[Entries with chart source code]
[Begin]

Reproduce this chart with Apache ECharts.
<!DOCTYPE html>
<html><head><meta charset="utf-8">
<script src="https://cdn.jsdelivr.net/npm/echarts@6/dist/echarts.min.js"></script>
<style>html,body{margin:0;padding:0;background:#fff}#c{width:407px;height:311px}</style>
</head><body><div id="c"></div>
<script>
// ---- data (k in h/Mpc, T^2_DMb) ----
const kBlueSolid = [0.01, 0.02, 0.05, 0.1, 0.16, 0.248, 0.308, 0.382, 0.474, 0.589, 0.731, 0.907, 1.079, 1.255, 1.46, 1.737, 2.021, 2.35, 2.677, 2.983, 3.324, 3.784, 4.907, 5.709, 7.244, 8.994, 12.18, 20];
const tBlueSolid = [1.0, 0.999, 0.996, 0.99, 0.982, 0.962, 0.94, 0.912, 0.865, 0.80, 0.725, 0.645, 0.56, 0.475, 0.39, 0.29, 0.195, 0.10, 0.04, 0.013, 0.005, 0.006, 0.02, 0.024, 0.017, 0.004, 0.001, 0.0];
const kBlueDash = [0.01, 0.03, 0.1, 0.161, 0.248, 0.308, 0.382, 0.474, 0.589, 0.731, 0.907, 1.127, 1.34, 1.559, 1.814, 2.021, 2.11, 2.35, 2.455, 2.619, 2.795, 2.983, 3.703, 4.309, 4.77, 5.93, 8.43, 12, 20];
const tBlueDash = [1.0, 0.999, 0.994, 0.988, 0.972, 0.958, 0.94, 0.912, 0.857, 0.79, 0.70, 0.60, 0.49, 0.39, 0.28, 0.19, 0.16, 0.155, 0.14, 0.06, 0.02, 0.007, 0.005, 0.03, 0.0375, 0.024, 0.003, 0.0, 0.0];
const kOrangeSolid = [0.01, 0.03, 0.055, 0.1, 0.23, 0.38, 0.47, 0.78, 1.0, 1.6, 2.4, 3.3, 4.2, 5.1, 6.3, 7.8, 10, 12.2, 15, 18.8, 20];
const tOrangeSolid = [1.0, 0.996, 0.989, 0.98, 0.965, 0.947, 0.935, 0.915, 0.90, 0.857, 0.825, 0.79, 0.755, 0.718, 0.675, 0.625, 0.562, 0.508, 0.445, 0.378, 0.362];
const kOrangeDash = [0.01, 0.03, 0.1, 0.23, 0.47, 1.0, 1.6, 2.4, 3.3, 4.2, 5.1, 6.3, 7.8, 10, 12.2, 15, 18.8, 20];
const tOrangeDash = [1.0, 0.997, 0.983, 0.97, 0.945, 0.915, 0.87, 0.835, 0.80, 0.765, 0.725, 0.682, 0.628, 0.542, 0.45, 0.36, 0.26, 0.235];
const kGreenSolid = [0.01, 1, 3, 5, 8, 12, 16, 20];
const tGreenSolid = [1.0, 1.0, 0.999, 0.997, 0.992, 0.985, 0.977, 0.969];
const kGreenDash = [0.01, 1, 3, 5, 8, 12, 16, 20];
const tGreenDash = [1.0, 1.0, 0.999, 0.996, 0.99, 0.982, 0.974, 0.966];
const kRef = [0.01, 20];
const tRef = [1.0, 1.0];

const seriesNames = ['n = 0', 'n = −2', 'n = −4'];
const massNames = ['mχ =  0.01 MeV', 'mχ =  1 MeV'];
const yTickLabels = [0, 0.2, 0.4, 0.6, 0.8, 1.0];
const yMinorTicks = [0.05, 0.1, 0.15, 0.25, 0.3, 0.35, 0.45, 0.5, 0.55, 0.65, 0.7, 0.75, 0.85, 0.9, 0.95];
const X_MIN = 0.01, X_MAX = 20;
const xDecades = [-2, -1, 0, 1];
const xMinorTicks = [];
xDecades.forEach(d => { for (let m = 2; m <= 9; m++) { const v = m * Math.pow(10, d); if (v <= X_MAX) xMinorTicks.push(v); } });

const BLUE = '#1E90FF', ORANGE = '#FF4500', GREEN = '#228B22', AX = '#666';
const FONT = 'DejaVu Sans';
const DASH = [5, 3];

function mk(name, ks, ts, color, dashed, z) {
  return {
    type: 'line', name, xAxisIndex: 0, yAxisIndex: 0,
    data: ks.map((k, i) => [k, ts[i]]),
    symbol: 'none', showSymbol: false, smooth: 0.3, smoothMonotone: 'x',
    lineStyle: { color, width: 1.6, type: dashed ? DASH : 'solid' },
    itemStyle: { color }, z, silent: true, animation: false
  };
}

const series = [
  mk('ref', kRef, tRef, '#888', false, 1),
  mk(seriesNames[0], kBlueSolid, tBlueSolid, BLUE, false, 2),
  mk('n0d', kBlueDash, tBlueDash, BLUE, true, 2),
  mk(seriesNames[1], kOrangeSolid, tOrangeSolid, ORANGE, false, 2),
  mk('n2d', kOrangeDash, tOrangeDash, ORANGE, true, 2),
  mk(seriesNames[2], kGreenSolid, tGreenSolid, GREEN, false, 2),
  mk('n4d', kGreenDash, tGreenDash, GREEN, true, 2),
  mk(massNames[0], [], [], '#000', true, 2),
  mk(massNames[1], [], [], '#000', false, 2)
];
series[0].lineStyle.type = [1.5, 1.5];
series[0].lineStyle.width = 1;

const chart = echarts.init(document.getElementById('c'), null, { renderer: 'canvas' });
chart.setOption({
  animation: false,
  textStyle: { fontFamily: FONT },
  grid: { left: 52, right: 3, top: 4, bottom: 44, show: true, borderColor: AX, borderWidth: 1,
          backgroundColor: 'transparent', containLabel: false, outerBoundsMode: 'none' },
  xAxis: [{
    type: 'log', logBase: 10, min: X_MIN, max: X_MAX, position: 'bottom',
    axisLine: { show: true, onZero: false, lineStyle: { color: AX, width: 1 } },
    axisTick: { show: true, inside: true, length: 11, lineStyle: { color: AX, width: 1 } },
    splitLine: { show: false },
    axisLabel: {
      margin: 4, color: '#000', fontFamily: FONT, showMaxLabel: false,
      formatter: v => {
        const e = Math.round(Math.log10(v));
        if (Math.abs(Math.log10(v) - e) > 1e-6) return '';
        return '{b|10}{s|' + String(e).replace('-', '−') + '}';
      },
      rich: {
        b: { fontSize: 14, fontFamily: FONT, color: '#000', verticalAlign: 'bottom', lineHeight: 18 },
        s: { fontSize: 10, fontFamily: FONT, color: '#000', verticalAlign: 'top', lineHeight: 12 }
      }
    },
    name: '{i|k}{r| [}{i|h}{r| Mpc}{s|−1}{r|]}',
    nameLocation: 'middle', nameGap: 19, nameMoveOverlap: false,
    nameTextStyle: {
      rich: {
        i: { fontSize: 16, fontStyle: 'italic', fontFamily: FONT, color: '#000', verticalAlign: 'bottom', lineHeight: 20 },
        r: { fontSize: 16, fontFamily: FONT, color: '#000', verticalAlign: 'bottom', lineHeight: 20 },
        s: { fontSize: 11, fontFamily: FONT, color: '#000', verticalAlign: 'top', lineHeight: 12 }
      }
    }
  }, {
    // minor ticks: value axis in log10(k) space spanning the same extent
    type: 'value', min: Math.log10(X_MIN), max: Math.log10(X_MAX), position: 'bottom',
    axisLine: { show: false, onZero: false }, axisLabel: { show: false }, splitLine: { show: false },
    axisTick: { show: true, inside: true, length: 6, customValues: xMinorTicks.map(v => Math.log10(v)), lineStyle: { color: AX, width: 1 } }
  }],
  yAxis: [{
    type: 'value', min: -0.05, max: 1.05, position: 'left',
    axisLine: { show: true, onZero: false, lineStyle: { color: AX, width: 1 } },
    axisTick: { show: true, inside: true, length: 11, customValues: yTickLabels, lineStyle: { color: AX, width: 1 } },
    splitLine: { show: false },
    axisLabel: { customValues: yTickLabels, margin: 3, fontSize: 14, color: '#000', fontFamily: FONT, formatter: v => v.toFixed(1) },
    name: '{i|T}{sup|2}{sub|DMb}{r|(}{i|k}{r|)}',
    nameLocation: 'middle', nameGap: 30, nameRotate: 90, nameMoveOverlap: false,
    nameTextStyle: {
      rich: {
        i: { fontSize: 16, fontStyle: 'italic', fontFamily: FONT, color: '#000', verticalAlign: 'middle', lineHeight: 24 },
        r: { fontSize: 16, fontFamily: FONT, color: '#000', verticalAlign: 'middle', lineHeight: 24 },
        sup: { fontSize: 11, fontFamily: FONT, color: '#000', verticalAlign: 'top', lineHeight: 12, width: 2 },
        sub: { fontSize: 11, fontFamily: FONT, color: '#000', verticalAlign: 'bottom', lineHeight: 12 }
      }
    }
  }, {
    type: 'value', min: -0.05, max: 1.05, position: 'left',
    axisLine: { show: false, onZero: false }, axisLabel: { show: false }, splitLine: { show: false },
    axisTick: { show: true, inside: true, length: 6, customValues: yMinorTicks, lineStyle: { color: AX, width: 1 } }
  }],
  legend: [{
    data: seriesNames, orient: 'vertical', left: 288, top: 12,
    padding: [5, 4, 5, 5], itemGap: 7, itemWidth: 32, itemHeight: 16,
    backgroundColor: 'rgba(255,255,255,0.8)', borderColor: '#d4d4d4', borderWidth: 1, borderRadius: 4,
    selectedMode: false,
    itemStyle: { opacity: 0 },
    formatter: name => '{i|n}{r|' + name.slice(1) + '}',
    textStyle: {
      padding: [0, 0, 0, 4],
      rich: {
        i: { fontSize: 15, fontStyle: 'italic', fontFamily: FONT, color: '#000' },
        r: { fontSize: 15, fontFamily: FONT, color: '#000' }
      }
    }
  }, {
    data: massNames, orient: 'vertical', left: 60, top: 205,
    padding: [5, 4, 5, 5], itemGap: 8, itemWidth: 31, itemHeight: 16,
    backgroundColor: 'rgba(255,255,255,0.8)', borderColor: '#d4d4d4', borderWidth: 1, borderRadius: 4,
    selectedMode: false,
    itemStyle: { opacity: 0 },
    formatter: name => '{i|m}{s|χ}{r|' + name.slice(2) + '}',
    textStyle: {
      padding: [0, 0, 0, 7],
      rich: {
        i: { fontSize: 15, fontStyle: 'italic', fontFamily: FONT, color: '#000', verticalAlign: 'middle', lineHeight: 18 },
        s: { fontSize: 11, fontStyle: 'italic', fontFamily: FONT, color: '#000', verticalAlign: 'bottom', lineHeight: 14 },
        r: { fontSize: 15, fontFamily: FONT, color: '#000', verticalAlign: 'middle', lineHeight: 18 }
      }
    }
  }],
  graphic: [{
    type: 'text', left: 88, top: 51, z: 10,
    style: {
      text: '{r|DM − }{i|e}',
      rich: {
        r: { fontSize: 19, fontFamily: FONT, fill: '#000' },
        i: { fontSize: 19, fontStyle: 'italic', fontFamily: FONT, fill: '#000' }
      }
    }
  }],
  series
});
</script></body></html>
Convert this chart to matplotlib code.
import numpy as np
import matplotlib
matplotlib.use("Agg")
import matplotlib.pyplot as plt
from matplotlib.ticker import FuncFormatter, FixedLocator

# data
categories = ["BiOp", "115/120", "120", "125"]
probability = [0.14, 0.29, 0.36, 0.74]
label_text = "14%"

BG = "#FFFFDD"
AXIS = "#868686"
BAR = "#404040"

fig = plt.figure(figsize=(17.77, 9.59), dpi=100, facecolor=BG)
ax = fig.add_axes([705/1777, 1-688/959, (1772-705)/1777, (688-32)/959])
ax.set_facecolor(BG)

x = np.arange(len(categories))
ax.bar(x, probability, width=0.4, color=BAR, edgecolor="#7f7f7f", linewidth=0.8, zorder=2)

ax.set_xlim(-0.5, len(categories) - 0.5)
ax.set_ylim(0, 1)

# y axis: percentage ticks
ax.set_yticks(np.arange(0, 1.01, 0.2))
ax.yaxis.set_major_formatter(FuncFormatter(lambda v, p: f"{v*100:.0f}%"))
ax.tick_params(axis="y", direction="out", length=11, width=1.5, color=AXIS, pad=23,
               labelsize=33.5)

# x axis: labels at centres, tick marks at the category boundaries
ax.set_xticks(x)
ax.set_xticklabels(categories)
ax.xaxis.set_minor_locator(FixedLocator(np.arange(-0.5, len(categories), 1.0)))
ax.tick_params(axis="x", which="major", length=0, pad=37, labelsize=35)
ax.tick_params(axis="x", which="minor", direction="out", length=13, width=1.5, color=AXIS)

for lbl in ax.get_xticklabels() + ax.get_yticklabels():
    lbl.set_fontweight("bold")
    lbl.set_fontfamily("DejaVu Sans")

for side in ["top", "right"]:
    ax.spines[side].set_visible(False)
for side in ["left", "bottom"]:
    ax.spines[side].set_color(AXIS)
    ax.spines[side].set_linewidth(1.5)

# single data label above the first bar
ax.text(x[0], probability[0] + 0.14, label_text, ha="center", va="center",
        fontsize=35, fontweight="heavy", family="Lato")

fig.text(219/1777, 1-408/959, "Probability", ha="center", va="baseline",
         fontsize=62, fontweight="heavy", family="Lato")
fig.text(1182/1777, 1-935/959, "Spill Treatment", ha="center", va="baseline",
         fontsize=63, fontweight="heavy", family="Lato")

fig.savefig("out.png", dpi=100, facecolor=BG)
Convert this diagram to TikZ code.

[End]

- [Objective]
Scan the records above for the string "this", then report every line that contains it.

- [Full solution]
Reproduce this chart with Apache ECharts.
Convert this chart to matplotlib code.
Convert this diagram to TikZ code.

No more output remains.